PROBLEM TO SOLVE -
Would you print the records below from the first line through the line containing "let y = d3.scaleLinear().domain([0, 10]).range([359, 10]);", skipping the pictures?

SOURCE MATERIAL -
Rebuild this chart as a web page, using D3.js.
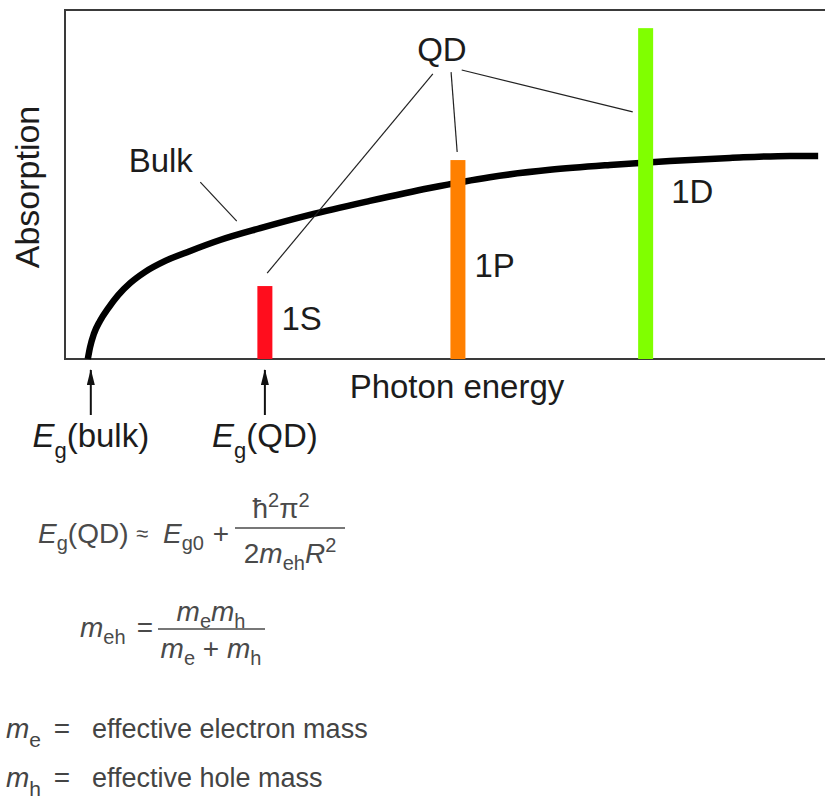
<!DOCTYPE html>
<html>
<head>
<meta charset="utf-8">
<script src="https://cdn.jsdelivr.net/npm/d3@7"></script>
<style>
  body { margin: 0; background: #fff; }
  svg { display: block; }
  text { font-family: "Liberation Sans", Arial, sans-serif; }
</style>
</head>
<body>
<svg id="chart" width="825" height="800"></svg>
<script>
// bulk absorption curve (arbitrary units)
let bulkEnergy = [0.30, 0.33, 0.38, 0.46, 0.57, 0.70, 0.86, 1.05, 1.32, 1.64, 2.04, 2.57, 3.22, 4.01, 4.80, 5.59, 6.38, 7.17, 7.96, 8.75, 9.54, 9.91];
let bulkAbs    = [0.00, 0.34, 0.72, 1.09, 1.46, 1.83, 2.18, 2.49, 2.81, 3.09, 3.41, 3.75, 4.13, 4.53, 4.90, 5.21, 5.42, 5.56, 5.67, 5.76, 5.82, 5.82];

// quantum dot transitions
let qdLabels = ['1S', '1P', '1D'];
let qdEnergy = [2.63, 5.17, 7.64];
let qdAbs    = [2.09, 5.70, 9.48];
let qdColors = ['#ff0d1d', '#ff8000', '#80ff00'];

let svg = d3.select('#chart');
let ink = '#1c1c1c';

// plot frame: 65..825 wide, 10..359 high
let x = d3.scaleLinear().domain([0, 10]).range([65, 825]);
let y = d3.scaleLinear().domain([0, 10]).range([359, 10]);

svg.append('rect')
  .attr('x', x(0)).attr('y', y(10))
  .attr('width', x(10) - x(0) + 10).attr('height', y(0) - y(10))
  .attr('fill', 'none')
  .attr('stroke', '#3a3a3a')
  .attr('stroke-width', 2);

// bulk curve
let line = d3.line()
  .x(i => x(bulkEnergy[i]))
  .y(i => y(bulkAbs[i]))
  .curve(d3.curveMonotoneX);

svg.append('path')
  .attr('d', line(d3.range(bulkEnergy.length)))
  .attr('fill', 'none')
  .attr('stroke', '#000')
  .attr('stroke-width', 6.5);

// QD bars
let barW = 15;
svg.selectAll('.bar')
  .data(qdLabels)
  .enter().append('rect')
  .attr('class', 'bar')
  .attr('x', (d, i) => x(qdEnergy[i]) - barW / 2)
  .attr('y', (d, i) => y(qdAbs[i]))
  .attr('width', barW)
  .attr('height', (d, i) => y(0) - y(qdAbs[i]))
  .attr('fill', (d, i) => qdColors[i]);

// bar labels (offset right of bar, height in data units)
let labelDx = [9, 9, 18];
let labelY = [0.83, 2.35, 4.47];
svg.selectAll('.blabel')
  .data(qdLabels)
  .enter().append('text')
  .attr('class', 'blabel')
  .attr('x', (d, i) => x(qdEnergy[i]) + barW / 2 + labelDx[i])
  .attr('y', (d, i) => y(labelY[i]))
  .attr('font-size', 33)
  .attr('fill', ink)
  .text(d => d);

// QD / Bulk callouts
svg.append('text')
  .attr('x', x(4.96)).attr('y', y(8.54))
  .attr('text-anchor', 'middle')
  .attr('font-size', 33).attr('fill', ink)
  .text('QD');

let leaders = [
  [[4.84, 8.17], [2.66, 2.46]],
  [[5.08, 8.22], [5.16, 5.93]],
  [[5.22, 8.28], [7.47, 7.08]],
  [[1.78, 5.07], [2.26, 3.95]]
];
svg.selectAll('.leader')
  .data(leaders)
  .enter().append('line')
  .attr('class', 'leader')
  .attr('x1', d => x(d[0][0])).attr('y1', d => y(d[0][1]))
  .attr('x2', d => x(d[1][0])).attr('y2', d => y(d[1][1]))
  .attr('stroke', '#222')
  .attr('stroke-width', 1.2);

svg.append('text')
  .attr('x', x(1.26)).attr('y', y(5.36))
  .attr('text-anchor', 'middle')
  .attr('font-size', 33).attr('fill', ink)
  .text('Bulk');

// axis titles
svg.append('text')
  .attr('transform', 'translate(39,187) rotate(-90)')
  .attr('text-anchor', 'middle')
  .attr('font-size', 34).attr('fill', ink)
  .text('Absorption');

svg.append('text')
  .attr('x', 457).attr('y', 398)
  .attr('text-anchor', 'middle')
  .attr('font-size', 33).attr('fill', ink)
  .text('Photon energy');

// band gap arrows
svg.append('defs').append('marker')
  .attr('id', 'head')
  .attr('viewBox', '0 0 16 8')
  .attr('refX', 15).attr('refY', 4)
  .attr('markerWidth', 16).attr('markerHeight', 8)
  .attr('markerUnits', 'userSpaceOnUse')
  .attr('orient', 'auto')
  .append('path')
  .attr('d', 'M0,0 L16,4 L0,8 Z')
  .attr('fill', '#111');

// rich text helper: parts are [string, kind] with kind '', 'i', 'sub', 'sup'
function rich(t, parts, base, small, drop, rise) {
  let off = 0;
  parts.forEach(p => {
    let s = p[0], k = p[1] || '';
    let target = k.includes('sub') ? drop : (k.includes('sup') ? -rise : 0);
    let ts = t.append('tspan').text(s);
    if (target !== off) { ts.attr('dy', target - off); off = target; }
    if (k.includes('sub') || k.includes('sup')) ts.attr('font-size', small);
    if (k.includes('i')) ts.attr('font-style', 'italic');
  });
  return t;
}

let gaps = [
  { at: x(bulkEnergy[0]) + 3, name: '(bulk)' },
  { at: x(qdEnergy[0]), name: '(QD)' }
];
gaps.forEach(g => {
  svg.append('line')
    .attr('x1', g.at).attr('y1', 415)
    .attr('x2', g.at).attr('y2', 370)
    .attr('stroke', '#111').attr('stroke-width', 2)
    .attr('marker-end', 'url(#head)');

  let t = svg.append('text')
    .attr('x', g.at).attr('y', 447)
    .attr('text-anchor', 'middle')
    .attr('font-size', 33).attr('fill', ink);
  rich(t, [['E', 'i'], ['g', 'sub'], [g.name, '']], 33, 22, 11, 0);
});

// formulas
let fcol = '#4a4a4a';
let fs = 28, sm = 20;

function piece(px, py, parts, anchor) {
  let t = svg.append('text')
    .attr('x', px).attr('y', py)
    .attr('text-anchor', anchor || 'start')
    .attr('font-size', fs).attr('fill', fcol);
  return rich(t, parts, fs, sm, 7, 11);
}

// E_g(QD) ≈ E_g0 + ħ²π² / 2 m_eh R²
piece(38, 543, [['E', 'i'], ['g', 'sub'], ['(QD)', '']]);
piece(142, 541, [['\u2248', '']], 'middle').attr('font-size', 22);
piece(163, 543, [['E', 'i'], ['g0', 'sub']]);
piece(221, 543, [['+', '']], 'middle');
piece(281, 518, [['\u0127', ''], ['2', 'sup'], ['\u03c0', ''], ['2', 'sup']], 'middle');
svg.append('line')
  .attr('x1', 235).attr('x2', 345).attr('y1', 528).attr('y2', 528)
  .attr('stroke', fcol).attr('stroke-width', 1.6);
piece(290, 563, [['2', ''], ['m', 'i'], ['eh', 'sub'], ['R', 'i'], ['2', 'sup']], 'middle');

// m_eh = m_e m_h / (m_e + m_h)
piece(80, 637, [['m', 'i'], ['eh', 'sub']]);
piece(145, 637, [['=', '']], 'middle');
piece(211, 621, [['m', 'i'], ['e', 'sub'], ['m', 'i'], ['h', 'sub']], 'middle');
svg.append('line')
  .attr('x1', 158).attr('x2', 265).attr('y1', 629).attr('y2', 629)
  .attr('stroke', fcol).attr('stroke-width', 1.6);
piece(211, 658, [['m', 'i'], ['e', 'sub'], [' + ', ''], ['m', 'i'], ['h', 'sub']], 'middle');

// definitions
let defs = [
  { s: 'e', txt: 'effective electron mass', y: 738 },
  { s: 'h', txt: 'effective hole mass', y: 787 }
];
defs.forEach(d => {
  let t = svg.append('text')
    .attr('x', 6).attr('y', d.y)
    .attr('font-size', 28).attr('fill', '#444');
  rich(t, [['m', 'i'], [d.s, 'sub']], 28, 21, 9, 0);
  svg.append('text')
    .attr('x', 62).attr('y', d.y)
    .attr('text-anchor', 'middle')
    .attr('font-size', 28).attr('fill', '#444')
    .text('=');
  svg.append('text')
    .attr('x', 92).attr('y', d.y)
    .attr('font-size', 27).attr('fill', '#444')
    .text(d.txt);
});
</script>
</body>
</html>
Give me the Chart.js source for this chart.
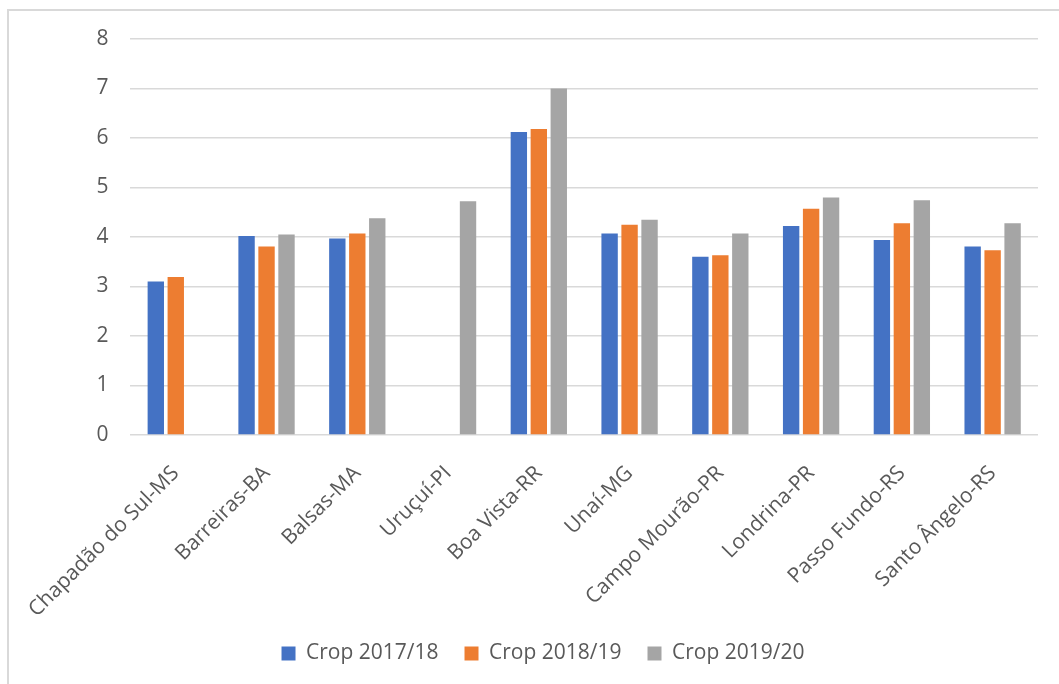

THE SOLUTION -
Rebuild this chart as a web page, using D3.js.
<!DOCTYPE html>
<html>
<head>
<meta charset="utf-8">
<script src="https://cdn.jsdelivr.net/npm/d3@7"></script>
<style>
  body { margin: 0; background: #fff; }
  svg { display: block; }
  text { font-family: "Liberation Sans", Arial, sans-serif; }
</style>
</head>
<body>
<svg id="chart" width="825" height="800"></svg>
<script>
// bulk absorption curve (arbitrary units)
let bulkEnergy = [0.30, 0.33, 0.38, 0.46, 0.57, 0.70, 0.86, 1.05, 1.32, 1.64, 2.04, 2.57, 3.22, 4.01, 4.80, 5.59, 6.38, 7.17, 7.96, 8.75, 9.54, 9.91];
let bulkAbs    = [0.00, 0.34, 0.72, 1.09, 1.46, 1.83, 2.18, 2.49, 2.81, 3.09, 3.41, 3.75, 4.13, 4.53, 4.90, 5.21, 5.42, 5.56, 5.67, 5.76, 5.82, 5.82];

// quantum dot transitions
let qdLabels = ['1S', '1P', '1D'];
let qdEnergy = [2.63, 5.17, 7.64];
let qdAbs    = [2.09, 5.70, 9.48];
let qdColors = ['#ff0d1d', '#ff8000', '#80ff00'];

let svg = d3.select('#chart');
let ink = '#1c1c1c';

// plot frame: 65..825 wide, 10..359 high
let x = d3.scaleLinear().domain([0, 10]).range([65, 825]);
let y = d3.scaleLinear().domain([0, 10]).range([359, 10]);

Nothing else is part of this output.